> [What this task involves]: Locate each line containing the string "seaborn" and copy it out.

> [Data provided]:
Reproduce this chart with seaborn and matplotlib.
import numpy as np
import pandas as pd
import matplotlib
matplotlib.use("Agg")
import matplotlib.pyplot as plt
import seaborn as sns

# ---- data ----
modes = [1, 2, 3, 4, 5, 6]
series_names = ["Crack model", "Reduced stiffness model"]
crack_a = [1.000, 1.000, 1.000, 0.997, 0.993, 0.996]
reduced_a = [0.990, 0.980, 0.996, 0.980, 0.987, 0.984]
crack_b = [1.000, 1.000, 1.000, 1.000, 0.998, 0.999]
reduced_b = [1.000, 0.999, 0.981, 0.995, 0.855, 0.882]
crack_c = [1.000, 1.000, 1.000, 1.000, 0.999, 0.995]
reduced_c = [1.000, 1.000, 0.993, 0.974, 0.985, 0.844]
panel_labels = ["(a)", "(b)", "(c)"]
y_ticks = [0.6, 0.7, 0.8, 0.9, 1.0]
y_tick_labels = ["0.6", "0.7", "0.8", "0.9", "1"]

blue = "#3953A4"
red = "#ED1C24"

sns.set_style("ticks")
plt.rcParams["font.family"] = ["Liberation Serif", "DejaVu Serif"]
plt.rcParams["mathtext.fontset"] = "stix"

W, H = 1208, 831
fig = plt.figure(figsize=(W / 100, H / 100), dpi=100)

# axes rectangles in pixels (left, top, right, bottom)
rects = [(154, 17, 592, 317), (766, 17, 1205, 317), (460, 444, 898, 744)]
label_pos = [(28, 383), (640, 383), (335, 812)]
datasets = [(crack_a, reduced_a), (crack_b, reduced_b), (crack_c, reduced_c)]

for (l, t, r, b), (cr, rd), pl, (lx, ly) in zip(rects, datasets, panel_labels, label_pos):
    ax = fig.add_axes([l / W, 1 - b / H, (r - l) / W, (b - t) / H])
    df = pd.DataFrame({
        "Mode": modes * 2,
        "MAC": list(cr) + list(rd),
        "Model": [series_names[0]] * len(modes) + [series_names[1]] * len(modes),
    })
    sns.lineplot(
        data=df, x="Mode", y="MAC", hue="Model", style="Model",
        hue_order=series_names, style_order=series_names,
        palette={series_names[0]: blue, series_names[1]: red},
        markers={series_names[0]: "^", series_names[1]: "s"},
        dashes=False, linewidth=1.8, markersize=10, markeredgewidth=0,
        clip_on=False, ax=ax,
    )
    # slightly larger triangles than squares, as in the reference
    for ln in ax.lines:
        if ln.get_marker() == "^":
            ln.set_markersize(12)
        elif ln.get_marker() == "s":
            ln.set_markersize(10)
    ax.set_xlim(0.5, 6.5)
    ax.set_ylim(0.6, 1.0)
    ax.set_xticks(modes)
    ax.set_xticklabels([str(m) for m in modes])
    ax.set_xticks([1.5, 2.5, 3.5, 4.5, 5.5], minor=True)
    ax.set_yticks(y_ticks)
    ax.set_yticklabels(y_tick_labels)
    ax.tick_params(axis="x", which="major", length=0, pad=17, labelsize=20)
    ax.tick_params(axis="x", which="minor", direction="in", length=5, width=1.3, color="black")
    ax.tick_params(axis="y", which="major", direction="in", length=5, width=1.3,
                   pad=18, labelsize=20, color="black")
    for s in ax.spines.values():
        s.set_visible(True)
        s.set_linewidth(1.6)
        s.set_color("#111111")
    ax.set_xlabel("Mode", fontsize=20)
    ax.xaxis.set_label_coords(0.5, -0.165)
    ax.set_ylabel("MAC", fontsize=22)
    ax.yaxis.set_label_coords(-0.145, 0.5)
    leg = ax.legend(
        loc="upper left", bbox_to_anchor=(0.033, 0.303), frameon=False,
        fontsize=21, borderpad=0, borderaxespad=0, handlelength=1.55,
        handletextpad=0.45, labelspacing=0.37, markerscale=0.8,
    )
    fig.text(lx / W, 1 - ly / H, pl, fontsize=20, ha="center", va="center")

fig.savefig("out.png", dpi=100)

> [Task answer]:
Reproduce this chart with seaborn and matplotlib.
import seaborn as sns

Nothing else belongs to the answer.